Verstärken dürften diesen Trend die neuen Entwicklungen, die der Arabische Frühling mit sich bringt. Vor allem im Sinai sind seither salafistische Milizen, die sich selbst als Teil von al-Qaida sehen, aktiv. Anfang Juli 2012 erklärte eine Gruppe von Kämpfern die Gründung der Majlis Shura al-Mujahedin fi Aknaf Bayt al-Maqdis (arab. für “Ratsversammlung der Kämpfer des Jihad in der Umgebung von Jerusalem”). Diese möchte die Koordinierung des Jihad in der Region verbessern und so insbesondere Israel ins Visier nehmen. Den Namen Aknaf Bayt al-Maqdis wählte man, um zu verdeutlichen, dass man von der gesamten Umgebung des Heiligen Landes, das heißt vor allem von Syrien und dem Sinai aus gegen Israel operieren möchte. Auf Videoaufnahmen ist zu erkennen, wie israelische Grenzbereiche gefilmt und danach studiert werden, um diese mutmaßlich in Zukunft attackieren zu können.
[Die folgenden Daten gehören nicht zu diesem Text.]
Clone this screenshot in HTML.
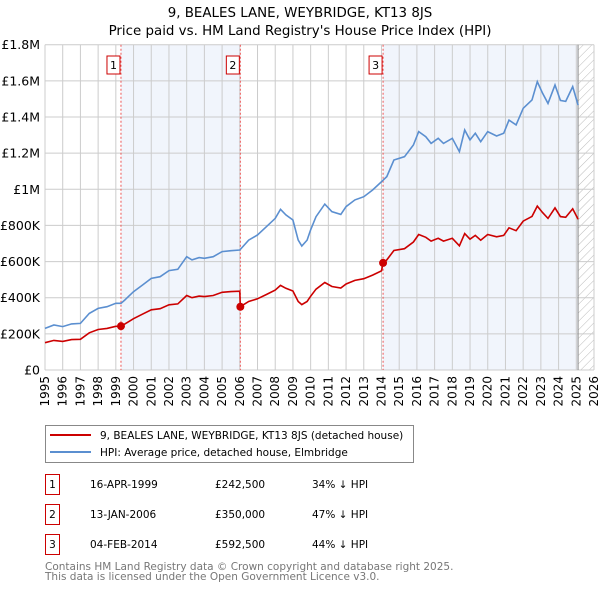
<!DOCTYPE html>
<html><head><meta charset="utf-8"><style>
body{margin:0;background:#fff;font-family:"DejaVu Sans","Liberation Sans",sans-serif;}
#wrap{position:relative;width:600px;height:590px;overflow:hidden;}
svg text{font-family:"DejaVu Sans","Liberation Sans",sans-serif;}
</style></head><body>
<div id="wrap">
<svg id="chart" width="600" height="590"></svg>
</div>
<script>
const hpiYears=[1995,1995.5,1996,1996.5,1997,1997.5,1998,1998.5,1999,1999.29,1999.5,2000,2000.5,2001,2001.5,2002,2002.5,2003,2003.3,2003.7,2004,2004.5,2005,2005.5,2006,2006.5,2007,2007.5,2008,2008.3,2008.6,2009,2009.3,2009.5,2009.8,2010,2010.3,2010.8,2011.2,2011.7,2012,2012.5,2013,2013.5,2014,2014.3,2014.7,2015.3,2015.8,2016.1,2016.5,2016.8,2017.2,2017.5,2018,2018.4,2018.7,2019,2019.3,2019.6,2020,2020.5,2020.9,2021.2,2021.6,2022,2022.5,2022.8,2023.1,2023.4,2023.8,2024.1,2024.4,2024.8,2025.1];
const hpiValues=[230,249,240,255,258,313,341,350,369,369,387,433,470,507,516,550,557,627,609,622,618,627,655,660,664,719,747,793,839,889,858,830,719,686,719,775,848,918,876,861,904,941,959,996,1042,1070,1162,1180,1245,1319,1291,1254,1282,1254,1282,1208,1328,1273,1310,1263,1319,1295,1310,1383,1356,1448,1494,1595,1531,1475,1577,1492,1486,1568,1466];
const redYears=[1995,1995.5,1996,1996.5,1997,1997.5,1998,1998.5,1999,1999.29,1999.5,2000,2000.5,2001,2001.5,2002,2002.5,2003,2003.3,2003.7,2004,2004.5,2005,2005.5,2006,2006.03,2006.5,2007,2007.5,2008,2008.3,2008.6,2009,2009.3,2009.5,2009.8,2010,2010.3,2010.8,2011.2,2011.7,2012,2012.5,2013,2013.5,2014,2014.09,2014.3,2014.7,2015.3,2015.8,2016.1,2016.5,2016.8,2017.2,2017.5,2018,2018.4,2018.7,2019,2019.3,2019.6,2020,2020.5,2020.9,2021.2,2021.6,2022,2022.5,2022.8,2023.1,2023.4,2023.8,2024.1,2024.4,2024.8,2025.1];
const redValues=[151,164,158,168,170,206,224,230,242,242.5,254,284,309,333,339,361,366,412,400,409,406,412,430,434,436,350,379,394,418,442,468,452,437,379,362,379,408,447,484,462,454,476,496,505,525,549,592.5,609,661,671,708,750,734,713,729,713,729,687,755,724,745,718,750,737,745,787,771,824,850,907,871,839,897,849,845,892,834];
const saleYears=[1999.29,2006.03,2014.09];
const salePrices=[242.5,350,592.5];
const saleLabels=["1","2","3"];
const yTicks=[0,200,400,600,800,1000,1200,1400,1600,1800];
const yTickLabels=["£0","£200K","£400K","£600K","£800K","£1M","£1.2M","£1.4M","£1.6M","£1.8M"];
const xTicks=[1995,1996,1997,1998,1999,2000,2001,2002,2003,2004,2005,2006,2007,2008,2009,2010,2011,2012,2013,2014,2015,2016,2017,2018,2019,2020,2021,2022,2023,2024,2025,2026];
const dataEnd=2025.1;

const L=45,R=594,T=44.7,B=370;
const x=y=>L+(y-1995)*(R-L)/31;
const yv=v=>B-v*(B-T)/1800;
const svg=document.getElementById('chart');
const NS='http://www.w3.org/2000/svg';
function mk(tag,at,parent){const e=document.createElementNS(NS,tag);for(const k in at)e.setAttribute(k,at[k]);(parent||svg).appendChild(e);return e;}

let t=mk('text',{x:300,y:17,'text-anchor':'middle','font-size':13.4,fill:'#000'});t.textContent='9, BEALES LANE, WEYBRIDGE, KT13 8JS';


t=mk('text',{x:300,y:35,'text-anchor':'middle','font-size':13.4,fill:'#000'});t.textContent="Price paid vs. HM Land Registry's House Price Index (HPI)";



let r=mk('rect',{x:x(saleYears[0]),y:T,width:x(saleYears[1])-x(saleYears[0]),height:B-T,fill:'#eef2fb',opacity:0.8});


r=mk('rect',{x:x(saleYears[2]),y:T,width:x(dataEnd)-x(saleYears[2]),height:B-T,fill:'#eef2fb',opacity:0.8});


const defs=mk('defs',{});
const pat=mk('pattern',{id:'hatch',width:6,height:6,patternUnits:'userSpaceOnUse',patternTransform:'rotate(45)'},defs);
mk('line',{x1:0,y1:0,x2:0,y2:6,stroke:'#bbb','stroke-width':1},pat);
r=mk('rect',{x:x(dataEnd),y:T,width:R-x(dataEnd),height:B-T,fill:'url(#hatch)'});



xTicks.forEach(v=>{const l=mk('line',{x1:x(v),x2:x(v),y1:T,y2:B,stroke:'#ccc','stroke-width':1});


const tx=mk('text',{x:0,y:0,'font-size':12,fill:'#000','text-anchor':'end',transform:`translate(${x(v)+4},${B+6}) rotate(-90)`});tx.textContent=v;

});
yTicks.forEach((v,i)=>{const l=mk('line',{x1:L,x2:R,y1:yv(v),y2:yv(v),stroke:'#ccc','stroke-width':1});


const tx=mk('text',{x:40,y:yv(v)+4.5,'font-size':12.5,fill:'#000','text-anchor':'end'});tx.textContent=yTickLabels[i];

});
let ln=mk('line',{x1:x(dataEnd),x2:x(dataEnd),y1:T,y2:B,stroke:'#888','stroke-width':1});



saleYears.forEach((s,i)=>{const l=mk('line',{x1:x(s),x2:x(s),y1:T,y2:B,stroke:'#e55','stroke-width':1,'stroke-dasharray':'2,2'});


const bx=mk('rect',{x:x(s)-14,y:56,width:13,height:18,fill:'#fff',stroke:'#c00','stroke-width':1});


const tx=mk('text',{x:x(s)-7.5,y:69,'font-size':11,'text-anchor':'middle',fill:'#000'});tx.textContent=saleLabels[i];

});

function path(xs,vs){return xs.map((a,i)=>(i?'L':'M')+x(a).toFixed(1)+','+yv(vs[i]).toFixed(1)).join('');}
let p=mk('path',{d:path(hpiYears,hpiValues),fill:'none',stroke:'#5b8fd0','stroke-width':1.6});


p=mk('path',{d:path(redYears,redValues),fill:'none',stroke:'#cc0000','stroke-width':1.6});


saleYears.forEach((s,i)=>{const c=mk('circle',{cx:x(s),cy:yv(salePrices[i]),r:4,fill:'#cc0000'});

});

const lg=mk('g',{});


mk('rect',{x:45.5,y:425.5,width:368,height:37,fill:'#fff',stroke:'#888'},lg);
mk('line',{x1:50,x2:91,y1:435,y2:435,stroke:'#cc0000','stroke-width':2},lg);
mk('line',{x1:50,x2:91,y1:452,y2:452,stroke:'#5b8fd0','stroke-width':2},lg);
t=mk('text',{x:100,y:439,'font-size':10.5,fill:'#000'},lg);t.textContent='9, BEALES LANE, WEYBRIDGE, KT13 8JS (detached house)';


t=mk('text',{x:100,y:456,'font-size':10.5,fill:'#000'},lg);t.textContent='HPI: Average price, detached house, Elmbridge';



const rows=[["1","16-APR-1999","£242,500","34% ↓ HPI"],["2","13-JAN-2006","£350,000","47% ↓ HPI"],["3","04-FEB-2014","£592,500","44% ↓ HPI"]];
rows.forEach((rw,i)=>{const cy=483+i*30;
const b=mk('rect',{x:45.5,y:cy-8.5,width:14,height:20,fill:'#fff',stroke:'#c00'});


[[52.5,'middle',rw[0]],[90,'start',rw[1]],[215,'start',rw[2]],[312,'start',rw[3]]].forEach(c=>{
const tx=mk('text',{x:c[0],y:cy+5,'font-size':10.5,'text-anchor':c[1],fill:'#000'});tx.textContent=c[2];

});});
t=mk('text',{x:45,y:570,'font-size':10.5,fill:'#777'});t.textContent='Contains HM Land Registry data © Crown copyright and database right 2025.';


t=mk('text',{x:45,y:580,'font-size':10.5,fill:'#777'});t.textContent='This data is licensed under the Open Government Licence v3.0.';


</script>
</body></html>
Seit längerem sind jihadistische Gruppen in Syrien aktiv und kämpfen gegen das Regime von Baschar al-Assad. Am 19. Juli nahm eine solche Einheit den Grenzort Bab al-Hawa ein. In einem Videobeitrag war hier ebenfalls von Majlis Shura al-Mujahedin die Rede. Es wäre von besonderer Brisanz, wenn diese Vereinigung mit Veteranen aus dem Syrienkrieg und eventuell auch dem Irak, das heißt mit Kampferfahrung, auf den Sinai gelangt und gemeinsam mit Gruppen wie Jund Ansar Allah den Kampf sowohl gegen Israel, als auch gegen die Hamas eröffnen würde.

Im November 2012 kam es vermehrt zu terroristischen Angriffen auf Israel. So feuerten militante Palästinensergruppen vermehrt Raketen auf Grenzstädte wie Sderot und versetzten dabei die Bevölkerung dort in Angst und Schrecken. Das Ziel dieser Attacken ist anscheinend aber primär, die Hamas-Regierung zu destabilisieren, die man in militant-salafistischen Kreisen immer häufiger als abtrünnig oder gar ungläubig und damit zu bekämpfen betrachtet. Die jetzige Reaktion der Netanjahu-Regierung, den Militärchef der Hamas zu töten und nicht Stellungen der salafistischen Milizen zu bombardieren kann sich als fatal erweisen. Profitieren können bei einer erneuten Eskalation ausschließlich extremistische Randgruppen, da die Hamas-Regierung in der Bevölkerung des Gazastreifens wegen der anhaltend schlechten Lage immer negativer beäugt wird. Sollten die Salafisten aber nachhaltig profitieren können und zu einer ernst zunehmenden politische Größe in den Palästinensergebieten aufsteigen, würde ein jetzt noch möglicher Frieden in weite Ferne rücken.